Jaurès n’est pas opposé au principe de la grève générale, qui peut sous certaines conditions « accélérer l’évolution sociale et le progrès ouvrier », mais il dénonce « l’obsession maladive » qui consiste à confondre « une tactique de désespoir pour une méthode de révolution ». Selon Jaurès, « en dehors des sursauts convulsifs qui échappent à toute prévision et à toute règle […], il n’y a aujourd’hui pour le socialisme qu’une méthode souveraine : conquérir légalement la majorité ».

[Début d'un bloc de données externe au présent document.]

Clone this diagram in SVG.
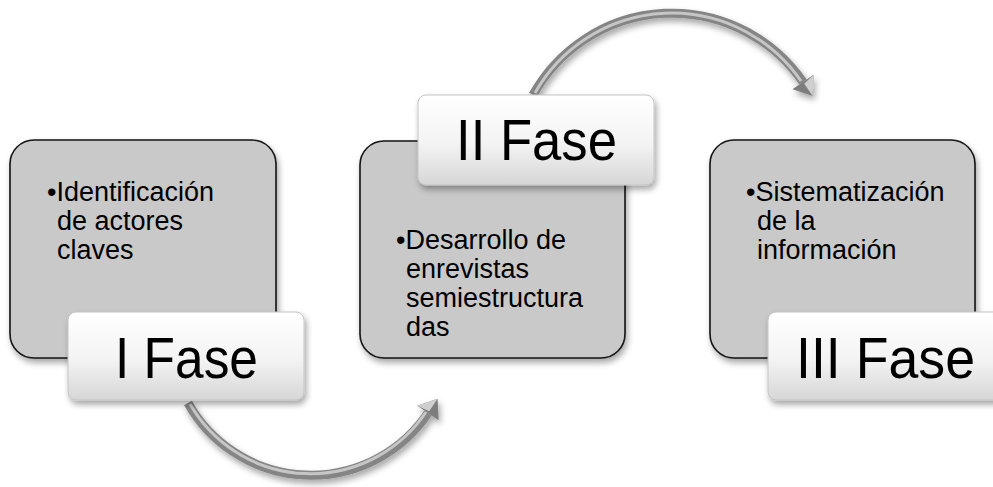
<svg xmlns="http://www.w3.org/2000/svg" width="993" height="487" viewBox="0 0 993 487">
  <style>
    .body { fill: #c9c9c9; stroke: #151515; stroke-width: 1.6; filter: url(#shadow); }
    .label { fill: url(#labelGrad); stroke: #c4c4c4; stroke-width: 1; filter: url(#shadow); }
    .txt { font-family: "Liberation Sans", Arial, sans-serif; font-size: 27px; fill: #000; }
    .big { font-family: "Liberation Sans", Arial, sans-serif; font-size: 57px; fill: #000; }
    .tube { fill: none; stroke: #858585; stroke-width: 9; stroke-linecap: butt; }
    .shine { fill: none; stroke: #c6c6c6; stroke-width: 3; }
  </style>
  <defs>
    <linearGradient id="labelGrad" x1="0" y1="0" x2="0" y2="1">
      <stop offset="0" stop-color="#ffffff"/>
      <stop offset="0.55" stop-color="#f3f3f3"/>
      <stop offset="1" stop-color="#d6d6d6"/>
    </linearGradient>
    <filter id="shadow" x="-20%" y="-20%" width="140%" height="150%">
      <feDropShadow dx="2" dy="4" stdDeviation="3" flood-color="#000" flood-opacity="0.35"/>
    </filter>
    <marker id="head" markerUnits="userSpaceOnUse" markerWidth="30" markerHeight="30" viewBox="-2 -14 20 28" refX="0" refY="0" orient="auto">
      <path d="M0,-12 L16,0 L0,12 Z" fill="#7d7d7d"/>
      <path d="M0,-12 L16,0 L2,0 Z" fill="#cfcfcf"/>
    </marker>
  </defs>

  <g id="connectors" filter="url(#shadow)">
    <path class="tube" d="M188,403 A141,141 0 0 0 428,413" marker-end="url(#head)"/>
    <path class="shine" d="M190,404 A139,139 0 0 0 426,412"/>
    <path class="tube" d="M533,95 A159,159 0 0 1 803,82" marker-end="url(#head)"/>
    <path class="shine" d="M535,93 A157,157 0 0 1 801,81"/>
  </g>

  <g id="fase1">
    <rect class="body" x="10" y="140" width="266" height="218" rx="24"/>
    <text class="txt" x="47" y="201">•Identificación</text>
    <text class="txt" x="57" y="230">de actores</text>
    <text class="txt" x="57" y="259">claves</text>
    <rect class="label" x="68" y="312" width="236" height="88" rx="8"/>
    <text class="big" x="115" y="378" textLength="143" lengthAdjust="spacingAndGlyphs">I Fase</text>
  </g>

  <g id="fase2">
    <rect class="body" x="360" y="141" width="265" height="217" rx="24"/>
    <text class="txt" x="396" y="249">•Desarrollo de</text>
    <text class="txt" x="406" y="278">enrevistas</text>
    <text class="txt" x="406" y="307">semiestructura</text>
    <text class="txt" x="406" y="336">das</text>
    <rect class="label" x="418" y="95" width="236" height="90" rx="8"/>
    <text class="big" x="456" y="160" textLength="161" lengthAdjust="spacingAndGlyphs">II Fase</text>
  </g>

  <g id="fase3">
    <rect class="body" x="710" y="140" width="265" height="218" rx="24"/>
    <text class="txt" x="746" y="201">•Sistematización</text>
    <text class="txt" x="757" y="230">de la</text>
    <text class="txt" x="757" y="259">información</text>
    <rect class="label" x="768" y="312" width="236" height="88" rx="8"/>
    <text class="big" x="796" y="378" textLength="179" lengthAdjust="spacingAndGlyphs">III Fase</text>
  </g>
</svg>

Les articles de Jaurès auront une très grande diffusion, ce qui explique qu’en septembre 1901 le « Comité de la grève générale », créé au sein de la CGT, publie dans La Voix du Peuple, l’organe de la confédération, deux articles, « La grève générale révolutionnaire » et « La grève générale réformiste ».
Au contraire des socialistes allemands qui suivent imperturbablement la ligne politique tracée par Engels, et des guesdistes, nombre de socialistes français comprennent qu’il est inopportun de couper les ponts avec les syndicalistes révolutionnaires, afin de ne pas se séparer des éléments les plus actifs de la classe ouvrière.

Les socialistes français ont compris que le syndicalisme de la CGT et des Bourses du travail vise tout simplement à les supplanter en tant qu’instruments d’émancipation de la classe ouvrière. C’est ainsi que Etienne Buisson, l’un des socialistes qui a le plus finement analysé le mouvement syndical de son temps, écrit en 1905 que « les partisans de la grève générale, ceux qui placent en elle tout leur espoir d’émancipation prolétarienne, considèrent l’organisation syndicale comme “l’épine dorsale” du mouvement ouvrier. À la lutte politique électorale et parlementaire, ils opposent l’action syndicale ouvrière ».

Il ajoute qu’est mise en place la conception d’un syndicat révolutionnaire qui accapare l’homme tout entier, qui est en un mot la véritable école du prolétariat. […] De simple association d’assistance mutuelle et d’union économique qu’il a été jusqu’ici aux yeux de la classe ouvrière, le syndicat devient ainsi l’organe unique de l’émancipation ».